I sit in the den of the house I grew up in, the cozy womb of bookshelves, dark paneling, and television. I am, I seem to recall, a teenager, though I might be older. I am watching a show on PBS. What I see makes me remember forever this moment and its setting, although now, the minute I write these words, a worry steals over me: Are you sure? Sure you didn't in fact watch this on the little black-and-white set in your less cozy, but even smaller and darker, bedroom in your second apartment in Hoboken, when you were 23?

A man on the screen is pulling on one element of a hanging mobile. When he does, the whole thing goes out of balance; it can no longer move freely, harmoniously connected yet also discrete. This is a model of the family, he is saying. One member of the family falls, or leans, and every other member must scramble to pull backward, contort themselves to cover the void.

This notion was so radical to me, it stopped time almost. It began, at that moment, to do nothing less than alter my worldview. And after beginning psychotherapy, this reconfiguration continued until I could no longer understand any motivation, whether of individual or society, the same way I used to.

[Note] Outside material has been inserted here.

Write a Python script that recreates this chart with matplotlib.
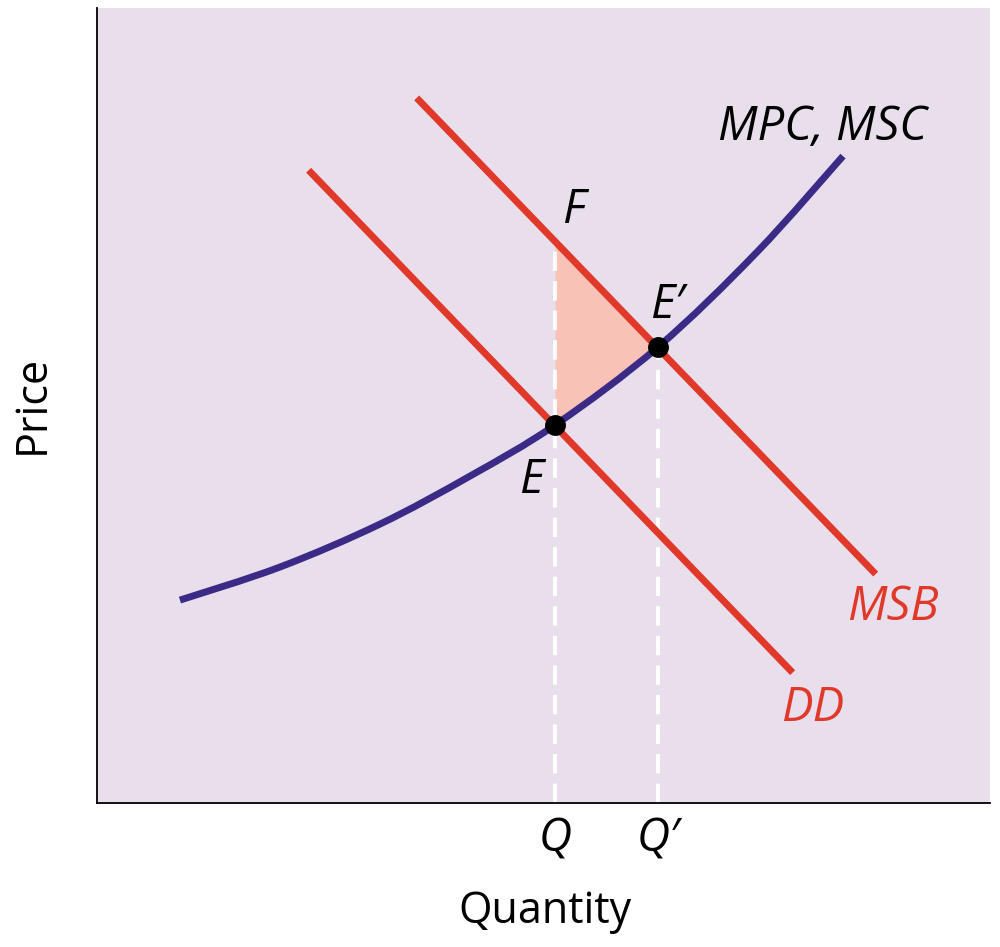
import numpy as np
import matplotlib
matplotlib.use("Agg")
import matplotlib.pyplot as plt
from matplotlib.path import Path
from matplotlib.patches import PathPatch

plt.rcParams['font.family'] = ['Open Sans', 'DejaVu Sans']

# marginal private / social cost curve (quantity, price)
mpc_q = [9.29, 20.49, 31.69, 41.77, 51.29, 62.82, 73.91, 83.54]
mpc_p = [25.53, 29.69, 35.09, 41.13, 47.55, 57.36, 69.31, 81.38]

# demand (DD) and marginal social benefit (MSB) end points
dd_q = [23.7, 77.9]
dd_p = [79.6, 16.4]
msb_q = [35.8, 87.2]
msb_p = [88.7, 28.8]

# equilibria E and E'
q_e, p_e = 51.29, 47.55
q_e2, p_e2 = 62.82, 57.36

RED = '#e0392a'
PURPLE = '#3b2a86'
BG = '#e8deec'


def msb_at(q):
    slope = (msb_p[1] - msb_p[0]) / (msb_q[1] - msb_q[0])
    return msb_p[0] + slope * (np.asarray(q) - msb_q[0])


def smooth_path(xs, ys):
    # catmull-rom through the read points, as cubic bezier segments
    pts = np.column_stack([xs, ys])
    n = len(pts)
    verts = [pts[0]]
    codes = [Path.MOVETO]
    for i in range(n - 1):
        p0 = pts[max(i - 1, 0)]
        p1 = pts[i]
        p2 = pts[i + 1]
        p3 = pts[min(i + 2, n - 1)]
        verts += [p1 + (p2 - p0) / 6, p2 - (p3 - p1) / 6, p2]
        codes += [Path.CURVE4] * 3
    return Path(verts, codes)


fig = plt.figure(figsize=(10, 9.47), dpi=100)
ax = fig.add_axes([0.097, 0.152, 0.893, 0.8395])
ax.set_facecolor(BG)
ax.set_xlim(0, 100)
ax.set_ylim(0, 100)

# shaded welfare gain between MSB and MPC
tri_q = np.array([q_e, q_e2])
ax.fill_between(tri_q, [p_e, p_e2], msb_at(tri_q), color='#f8c3b6', lw=0, zorder=1)

# dashed guides
p_f = float(msb_at(q_e))
ax.plot([q_e, q_e], [0, p_f], color='white', lw=2.8, ls=(0, (5, 2.6)), zorder=2)
ax.plot([q_e2, q_e2], [0, p_e2], color='white', lw=2.8, ls=(0, (5, 2.6)), zorder=2)

ax.plot(dd_q, dd_p, color=RED, lw=5, solid_capstyle='butt', zorder=3)
ax.plot(msb_q, msb_p, color=RED, lw=5, solid_capstyle='butt', zorder=3)
ax.add_patch(PathPatch(smooth_path(mpc_q, mpc_p), fill=False, edgecolor=PURPLE,
                       lw=5, capstyle='butt', zorder=4))

ax.plot([q_e, q_e2], [p_e, p_e2], 'o', color='black', ms=14, zorder=5)

it = dict(style='italic', fontsize=34, ha='center', va='center')
ax.text(81.2, 85.0, 'MPC, MSC', color='black', **it)
ax.text(53.3, 74.6, 'F', color='black', **it)
ax.text(63.9, 62.6, 'E\u2032', color='black', **it)
ax.text(48.6, 40.6, 'E', color='black', **it)
ax.text(89.1, 24.6, 'MSB', color=RED, **it)
ax.text(80.1, 11.9, 'DD', color=RED, **it)

ax.set_xticks([q_e, q_e2])
ax.set_xticklabels(['Q', 'Q\u2032'], fontsize=33, style='italic')
ax.tick_params(axis='x', length=0, pad=10)
ax.set_yticks([])

for s in ['top', 'right']:
    ax.spines[s].set_visible(False)
for s in ['left', 'bottom']:
    ax.spines[s].set_linewidth(1.3)
    ax.spines[s].set_color('black')

fig.text(0.545, 1 - 912 / 947, 'Quantity', fontsize=31, ha='center', va='center')
fig.text(0.032, 1 - 404 / 947, 'Price', fontsize=31, ha='center', va='center',
         rotation=90)

fig.savefig('out.png', dpi=100, facecolor='white')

The man, I am so unfashionable as to admit, was John Bradshaw. A world-shaker. Galileo, Bach, Melville, Einstein, and John Bradshaw. Oh, how funny you are, Melissa!

(Later in the series, he said something else that struck and stayed with me, an image frozen on the internal screen: Proportionally speaking, the adult is an eighteen-foot-tall being to the child, fearsome and formidable and otherworldly. [Use that power wisely, gently, parents.] It made me realize how afraid of my mother and father I had been.)

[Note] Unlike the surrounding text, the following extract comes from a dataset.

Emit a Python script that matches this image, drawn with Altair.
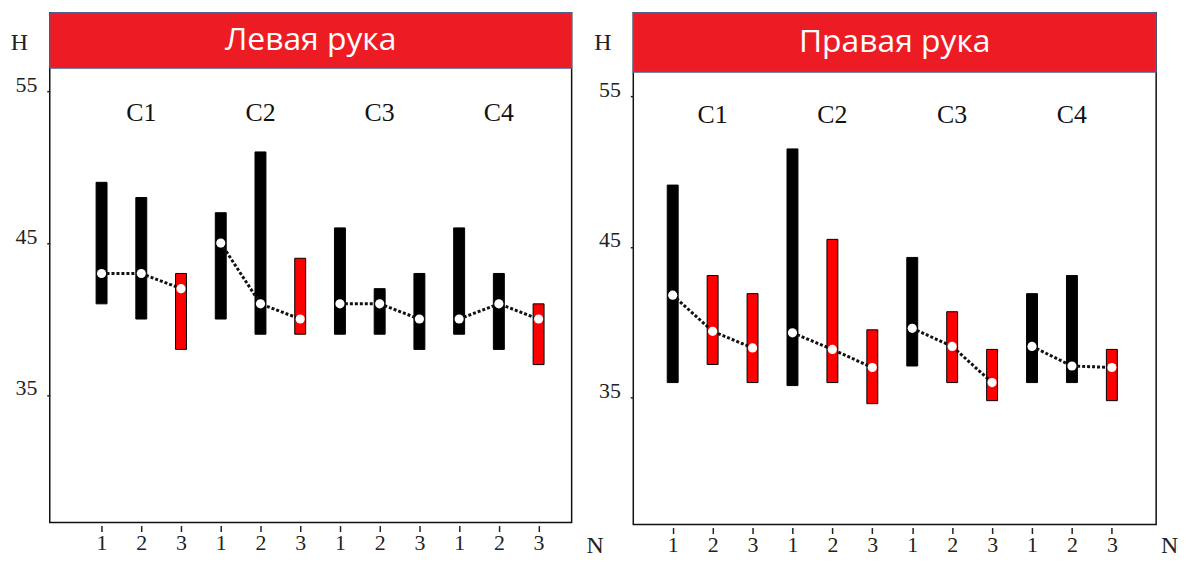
import altair as alt
import pandas as pd

categories = ["C1", "C2", "C3", "C4"]
trials = [1, 2, 3]
panel_titles = ["Левая рука", "Правая рука"]

left_low = [41, 40, 38, 40, 39, 39, 39, 39, 38, 39, 38, 37]
left_high = [49, 48, 43, 47, 51, 44, 46, 42, 43, 46, 43, 41]
left_mean = [43, 43, 42, 45, 41, 40, 41, 41, 40, 40, 41, 40]
left_red = [0, 0, 1, 0, 0, 1, 0, 0, 0, 0, 0, 1]

right_low = [36, 37.2, 36, 35.8, 36, 34.6, 37.1, 36, 34.8, 36, 36, 34.8]
right_high = [49.1, 43.1, 41.9, 51.5, 45.5, 39.5, 44.3, 40.7, 38.2, 41.9, 43.1, 38.2]
right_mean = [41.8, 39.4, 38.3, 39.3, 38.2, 37.0, 39.6, 38.4, 36.0, 38.4, 37.1, 37.0]
right_red = [0, 1, 1, 0, 1, 1, 0, 1, 1, 0, 0, 1]

SERIF = "Liberation Serif"


def build_df(low, high, mean, red):
    rows = []
    for ci, c in enumerate(categories):
        for ti, t in enumerate(trials):
            i = ci * 3 + ti
            rows.append({"pos": i + 1, "cat": c, "trial": t, "low": low[i],
                         "high": high[i], "mean": mean[i],
                         "kind": "red" if red[i] else "black"})
    return pd.DataFrame(rows)


def panel(df, title, W, H, xdom, ydom, header_h, cat_y, n_x, n_y):
    xs = alt.Scale(domain=xdom, nice=False, zero=False)
    ys = alt.Scale(domain=ydom, nice=False, zero=False)
    xaxis = alt.Axis(values=list(range(1, 13)), labelExpr="(datum.value - 1) % 3 + 1",
                     grid=False, domain=False, tickSize=6, offset=3, labelPadding=1,
                     labelFont=SERIF, labelFontSize=22, labelColor="#222", tickColor="#222",
                     tickWidth=1.5, title="N", titleFont=SERIF, titleFontSize=24,
                     titleFontWeight="normal", titleColor="#222", titleX=n_x, titleY=n_y,
                     titleAlign="center", titleBaseline="middle", labelAngle=0)
    yaxis = alt.Axis(values=[35, 45, 55], grid=False, domain=False, tickSize=3,
                     labelPadding=10, labelFont=SERIF, labelFontSize=22, labelColor="#222",
                     tickColor="#222", tickWidth=1.5, labelBaseline="alphabetic",
                     title="H", titleFont=SERIF, titleFontSize=24, titleFontWeight="normal",
                     titleColor="#222", titleAngle=0, titleX=-31, titleY=30,
                     titleAlign="center", titleBaseline="middle")
    base = alt.Chart(df)
    bars = base.mark_bar(size=11, stroke="black", strokeWidth=1).encode(
        x=alt.X("pos:Q", scale=xs, axis=xaxis),
        y=alt.Y("low:Q", scale=ys, axis=yaxis),
        y2="high:Q",
        color=alt.Color("kind:N", scale=alt.Scale(domain=["black", "red"],
                                                  range=["#000000", "#FF0000"]), legend=None),
    )
    line = base.mark_line(color="#111", strokeWidth=3, strokeDash=[3, 2]).encode(
        x=alt.X("pos:Q", scale=xs), y=alt.Y("mean:Q", scale=ys), detail="cat:N")
    pts = base.mark_circle(color="white", size=85, opacity=1).encode(
        x=alt.X("pos:Q", scale=xs), y=alt.Y("mean:Q", scale=ys))
    catdf = pd.DataFrame({"cat": categories, "center": [i * 3 + 2 for i in range(len(categories))]})
    cats = alt.Chart(catdf).mark_text(font=SERIF, fontSize=26, color="#111").encode(
        x=alt.X("center:Q", scale=xs), y=alt.value(cat_y), text="cat:N")
    hdf = pd.DataFrame({"t": [title]})
    hdr = alt.Chart(hdf).mark_rect(color="#ED1C24", stroke="#4F6FA8", strokeWidth=1).encode(
        x=alt.value(0), x2=alt.value(W), y=alt.value(0), y2=alt.value(header_h))
    htxt = alt.Chart(hdf).mark_text(font="Open Sans", fontSize=32, color="white",
                                    baseline="middle").encode(
        x=alt.value(W / 2), y=alt.value(header_h / 2), text="t:N")
    return alt.layer(bars, line, pts, cats, hdr, htxt).properties(width=W, height=H)


dl = build_df(left_low, left_high, left_mean, left_red)
dr = build_df(right_low, right_high, right_mean, right_red)

pl = panel(dl, panel_titles[0], 525, 513, [-0.179, 12.707], [26.60, 60.17], 56, 101, 548, 20)
pr = panel(dr, panel_titles[1], 526, 515, [0.137, 12.985], [26.58, 60.54], 60, 103, 539, 18)

chart = alt.hconcat(pl, pr, spacing=62, bounds="flush").properties(
    padding={"left": 1, "top": 1, "right": 5, "bottom": 5}
).configure_view(stroke="#111", strokeWidth=1.5).resolve_scale(color="independent")

chart.save("out.html", embed_options={"renderer": "svg", "actions": False})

Every time someone assures me how happy their childhood was, I think of the tenuousness of that mobile. And because they have gone out of their way to voice this assurance, it becomes suspect to me. There is the truth, and then there is the self-protective turning away from it. Again and again. On the basis alone of what I hear when I chance to meet other dog owners on the trail--strangely convoluted stories about how their dogs are evincing "guilt," or their purported ability to know something they've done in the strictly human realm is "wrong," or is not bothered or or unafraid or "just playing" when their body language is fairly screaming that none of these is true, or is not being hurt by the zaps on the two (yes, I saw this on a beagle yesterday, and was sick) shock collars the dog is wearing when he is actually yelping in pain and redirecting the aggression that arises to the other dogs he meets on the path--I know our far greatest talent as people is the turning of reality into fiction.

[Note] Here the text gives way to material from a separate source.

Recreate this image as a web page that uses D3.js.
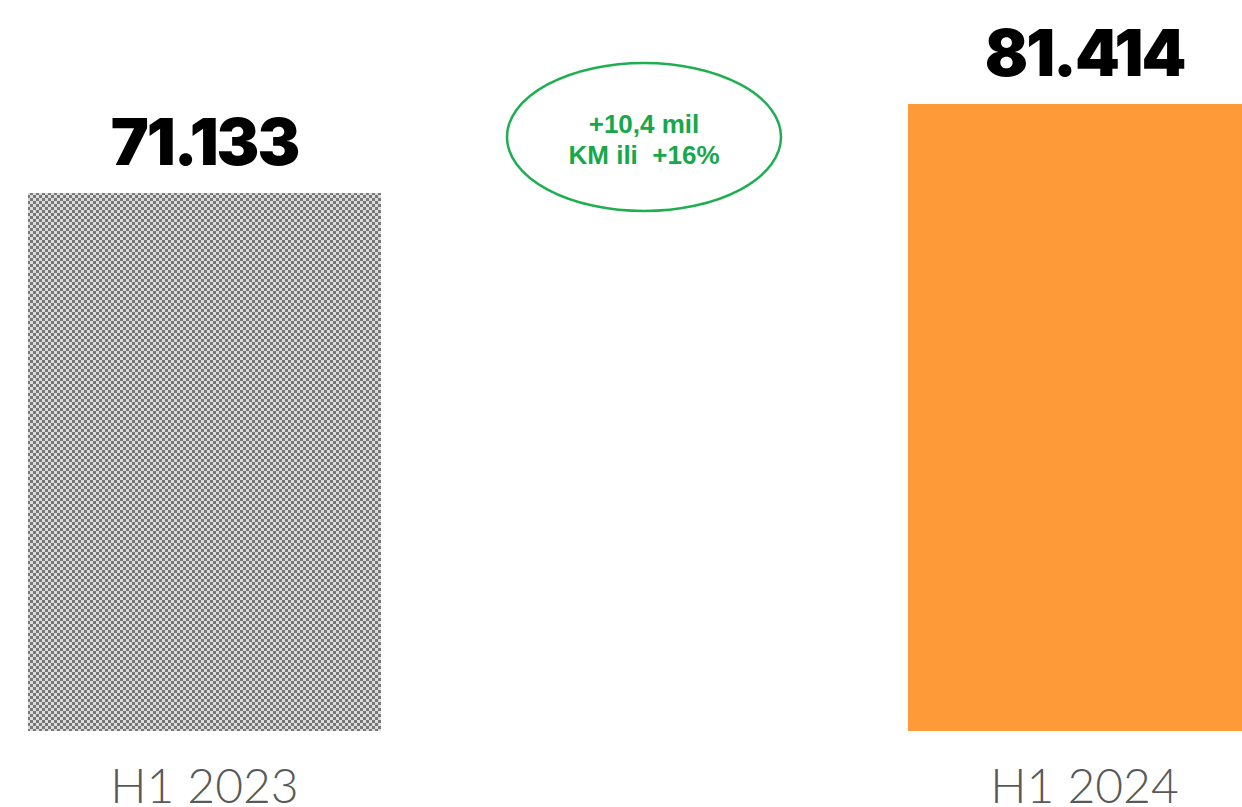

I've been reading Bradshaw again, demeaning of my status as a literate intellectual as this admission is. I know David Foster Wallace would have found something laughable in it. It would have looked so pathetic to him, and in that, fair game for his ever-trenchant observation. But I offer this bit from Bradshaw, without shame:

Our culture does not handle emotions well. We like folks to be happy and fine. We learn rituals of acting happy and fine at an early age. I can remember many times telling people "I'm fine" when I felt like the world was caving in on me. I often think of Senator Muskie who cried on the campaign trail when running for president. From that moment on he was history. . . . True expression of any emotions that are not "positive" are met with disdain. . . . Playing roles and acting are forms of lying as a cultural way of life. Living this way causes an inner split. It teaches us to hide and cover up our toxic shame. This sends us deeper into isolation and loneliness.
It's too late for him. But maybe not for some of the rest of us, who in hearing it may suddenly not feel so alone with the truth, so damn deathly alone.